If two different types of information are encoded in the same tag could, one needs to assure that the threshold does not hide (possibly) relevant information from the user. For ReScope the problem is only with displaying the global usage of the tags, which could be any number of tags in the long tail. This is not the case for the most recently used tags, which are limited by the 20 most recently bookmarked links. Therefore, I decided to apply the long tail cut off only to those tags that were not recently used. This assures that not relevant information is hidden from the user.
Defining a fixed threshold, however, may not lead to a reasonable reduction of tags in the tag cloud. Although this approach is fully transparent to the user, it does not take the individual tagging differences into account. This implies that users may want to play with the threshold parameter until they receive an appropriate result. The problem of this approach is that users who have large tag clouds will start with a non-optimal visualisation.
A Non-naive Alternative
Due to the limitations of the fixed threshold approach, I reasoned about a better starting situation that allows users to get a quick overview on a single sight. The goal is therefore to offer a good visualisation from the very beginning and release the users from playing with fixed threshold parameters. With the current version of ReScope I implemented a dynamic threshold for the tag cut off.
The core idea is to identify the head, body, and long tail of a tag cloud. The head of the tag cloud holds the key tags of the user - maybe some 4 or five tags. The body of the tag cloud contains all essential tags that are relevant for a user. The long tails contains all the trailing additional information, which we are seeking to cut off the beast.
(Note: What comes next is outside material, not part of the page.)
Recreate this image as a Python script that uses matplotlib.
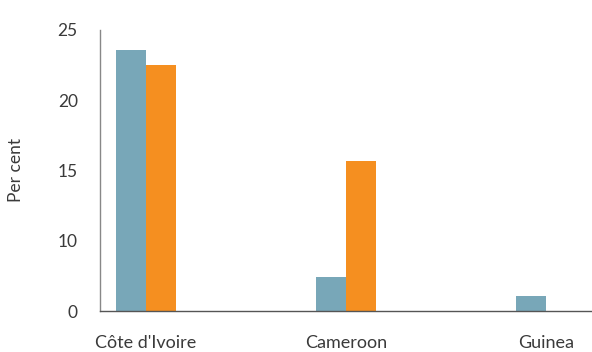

The dynamic threshold depends on two parameters. The first parameter identifies if the size of the tag cloud is problematic. This information depends partially on the size of the user's screen, i.e. on the number of tags that are likely to fit in the view port. The second parameter is the amount of trailing information. This parameter helps to decide if a threshold is likely to produce a reasonable result.
The algorithm for the dynamic threshold of ReScope is as follows:
- check if the tag cloud exceeds the display limits of the user's view. This limit is given as a number of tags.
- if the tag cloud is smaller than these limits, display the entire tag cloud and stop.
- order the tags by their global frequency.
- check the tag usage at the display limits
- calculate how many extra tags have the same tag usage.
- calculate how many recently used tags are below this usage level.
- reduce the display limits by the number of recently used tags in the long tail.
- if the additional tags exceed the display limit by 5% then cut off at the next higher tag usage, otherwise cut off at the tag usage found at the display limit.
The main improvement of this algorithm over the fixed threshold is that it reflects what is actually accessible to a user. The payoff for the additional computing is that the users can start with a reasonable tag cloud, instead of drowning in the sea of their homegrown meta-data.